In case you havent read it, I am currently really enjoying “The Road Less Travelled” by Scott Peck, and I think you might enjoy it too. 🙂
Yes! Book recommendations make me happy. Thanks. 🙂
I second that recommendation, it is an excellent book
Awesome. It’s higher up on the list now.
The Hundred-Foot Journey was also a movie, and I would highly recommend it. It was an enjoyable film.
Oh! I think I knew that, but it didn’t tell me that on the cover, so thought it was something else. Thanks!
I’ve always been fascinated with the flow of life. How is it that, at times, it seems Murphy’s law is more indelible than the laws of physics despite good actions and intentions.? Then, other times, I can literally do everything possible to F-up my life and things turn out more perfectly than could have been imagined. Weird stuff. Hang in there thriftygirl, afterall, you’re still retired!
I have a thing for space-opra type book series. I may read your non-recommendation.
I couldn’t think of the name of this movie in my original comment re luck and the flow of life. http://www.imdb.com/title/tt2414766/
A interesting sci-fi/love story/overcoming difficulties take on luck. Synopsis; what if you knew at birth whether you had good or bad luck & what if you fall in love with a person on the other end of that spectrum? It’s a unique concept, probably a love it or hate it movie. I loved it.
Thanks for the recommendation!
I’m still retired. That’s a mantra I repeat to myself when I’m feeling down. I can still cackle at my alarm clock!
sorry about all the troubles you are having Anita. your laptop swimming w/the dead fishes n all. perhaps you fed the cat w/said dead fishes, maybe? and i hope the sprained toe wasn’t from kicking the non-digger to the curb. things will be right as rain with you soon.
i don’t know if you do podcasts or not, but this is from (one of) your (many) hometown(s) from an author who took a very long solo bipedal journey to find an epiphany stream that hasn’t dried up yet. http://www.wbur.org/dearsugar
The Glass Castle by Jeanette Walls Eye-opening and made me appreciate my parents. Also appreciated an observation she made about work (or really, financial independence) at the end
I do love appreciating my parents. Thanks! It’s on the list.

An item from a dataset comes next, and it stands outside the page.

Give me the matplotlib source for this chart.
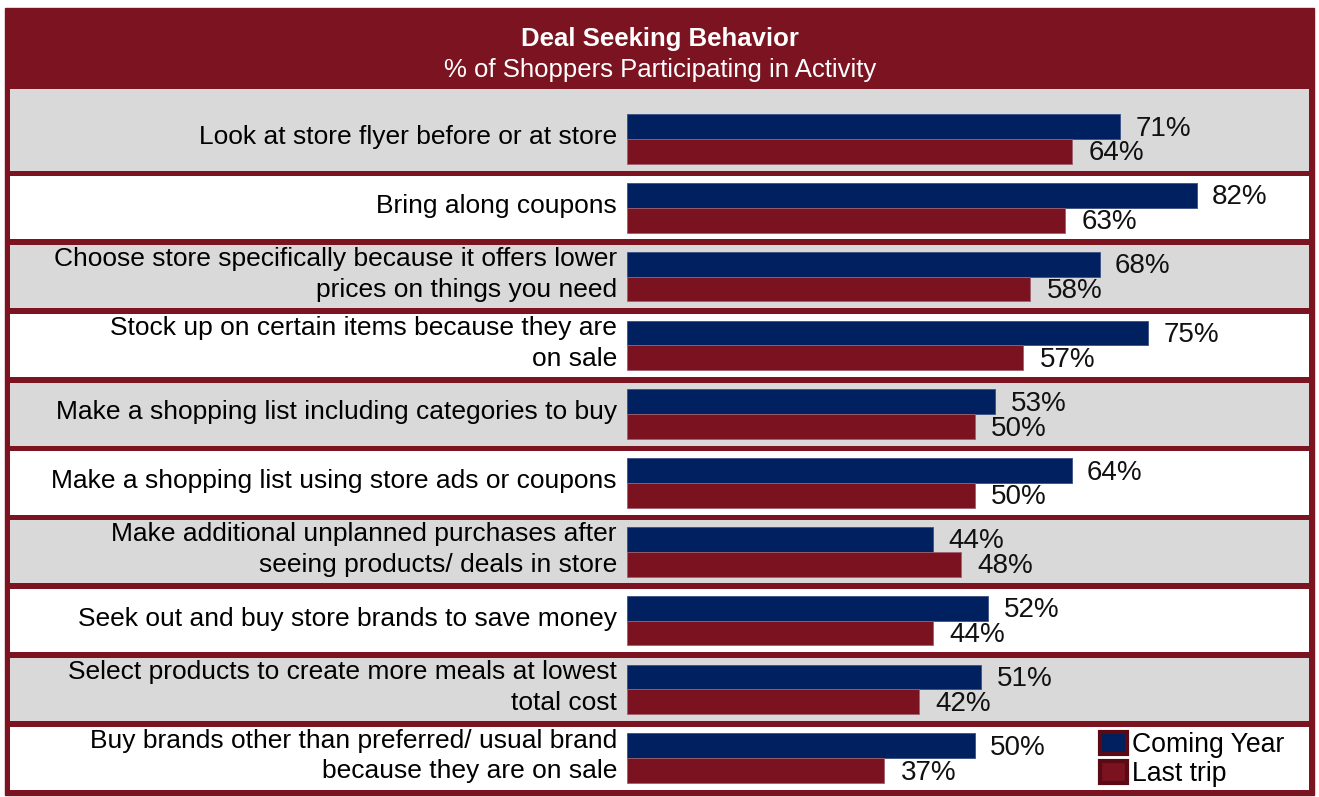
import matplotlib
matplotlib.use("Agg")
import matplotlib.pyplot as plt
from matplotlib.patches import Rectangle

plt.rcParams['font.family'] = ['Liberation Sans', 'DejaVu Sans']

# data
activities = [
    "Look at store flyer before or at store",
    "Bring along coupons",
    "Choose store specifically because it offers lower\nprices on things you need",
    "Stock up on certain items because they are\non sale",
    "Make a shopping list including categories to buy",
    "Make a shopping list using store ads or coupons",
    "Make additional unplanned purchases after\nseeing products/ deals in store",
    "Seek out and buy store brands to save money",
    "Select products to create more meals at lowest\ntotal cost",
    "Buy brands other than preferred/ usual brand\nbecause they are on sale",
]
coming_year = [71, 82, 68, 75, 53, 64, 44, 52, 51, 50]
last_trip = [64, 63, 58, 57, 50, 50, 48, 44, 42, 37]
series_names = ["Coming Year", "Last trip"]

BLUE = "#002060"
RED = "#7A1220"
FRAME = "#7B1420"
GREY = "#D9D9D9"

W, H = 1319, 797
fig = plt.figure(figsize=(W / 100, H / 100), dpi=100)
fig.patch.set_facecolor("white")

# dark red frame + header
fig.patches.append(Rectangle((5 / W, 2 / H), 1309 / W, 787 / H,
                             transform=fig.transFigure, color=FRAME, zorder=-10))
fig.text(660 / W, 1 - 39 / H, "Deal Seeking Behavior", color="white",
         fontsize=18.5, fontweight="bold", ha="center", va="center")
fig.text(660 / W, 1 - 70 / H, "% of Shoppers Participating in Activity",
         color="white", fontsize=18.5, ha="center", va="center")

ax = fig.add_axes([10 / W, 7 / H, 1299 / W, 701 / H])
ax.set_facecolor(FRAME)
px = 6.95  # pixels per percent
ax.set_xlim(-(627 - 10) / px, (1309 - 627) / px)
row_h = 68.8
ax.set_ylim((790 - 139) / row_h, -(139 - 89) / row_h)
for s in ax.spines.values():
    s.set_visible(False)
ax.set_xticks([])
ax.set_yticks([])

n = len(activities)
gap = 0.08
ybot, ytop = ax.get_ylim()
for i in range(n):
    top = ytop if i == 0 else i - 0.5 + gap / 2
    bot = ybot if i == n - 1 else i + 0.5 - gap / 2
    ax.axhspan(top, bot, xmin=0, xmax=1, color=GREY if i % 2 == 0 else "white",
               zorder=0, lw=0)

ys = list(range(n))
bh = 0.36
ax.barh([y - bh / 2 for y in ys], coming_year, height=bh, color=BLUE,
        edgecolor="#3A4F85", linewidth=0.6, zorder=2)
ax.barh([y + bh / 2 for y in ys], last_trip, height=bh, color=RED,
        edgecolor="#A06070", linewidth=0.6, zorder=2)

for y, v in zip(ys, coming_year):
    ax.text(v + 2.2, y - bh / 2 + 0.03, f"{v}%", fontsize=20, ha="left",
            va="center", color="#111111", zorder=3)
for y, v in zip(ys, last_trip):
    ax.text(v + 2.4, y + bh / 2 + 0.03, f"{v}%", fontsize=20, ha="left",
            va="center", color="#111111", zorder=3)

for y, lab in zip(ys, activities):
    ax.text(-1.45, y - 0.03, lab, fontsize=19, ha="right", va="center",
            color="black", linespacing=1.35, zorder=3)

h1 = Rectangle((0, 0), 1, 1, facecolor=BLUE, edgecolor="#5A0A14", linewidth=3)
h2 = Rectangle((0, 0), 1, 1, facecolor=RED, edgecolor="#5A0A14", linewidth=3)
ax.legend([h1, h2], series_names, loc="lower right",
          bbox_to_anchor=(0.983, 0.0), frameon=False, fontsize=19.2,
          handlelength=1.0, handleheight=0.9, handletextpad=0.2,
          labelspacing=0.1, borderpad=0.1, borderaxespad=0.0)

fig.savefig("out.png", dpi=100, facecolor="white")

Re: Jia Jiang – If I am thinking of the same author, he also has a TedTalk.
Re: A Hundred Foot Journey – Love the movie. Saw it twice!
Yes, we are still here. And, Greetings. Makes me wonder if the name Cheryl Strayed is similar to Michelle Shocked? Where has she strayed exactly? The style is like that of one who could screw everybody but decides to love everybody to bits as a solemn gesture. Humpty was pushed.
So then you haven’t read or seen Wild by Cheryl Strayed? Both are wonderful, the movie stars Reese Witherspoon. I read Wild which led me to her online advice column and subsequent book. Which had and still has a cult following. There’s a podcast out now called Dear Sugar, it’s with her and the original Dear Sugar. Check it out, she still gives the best advice. Have you ever read Siddhartha by Hermann Hesse? I love your book reviews by the way! 🙂
I put Wild on my list after reading Dear Sugar. Excited! I have read Siddhartha. 🙂 I wish I could listen to podcasts, but it’s not in my wheelhouse. I see why she has a cult following though. I’d join that cult.
More recipes, please!!!!!!!!!!!!!
I haven’t visited my mom in AGES, but you’re right! I do need more recipes. 🙂
Yay! Yay! Yay!
Since you are in the dating game I recommend Modern Romance by Aziz Ansari. A lot of the information is obvious when you think about it but I found it a fun and fast read about the dating landscape, how people connect, and how to find last connections in this day and age.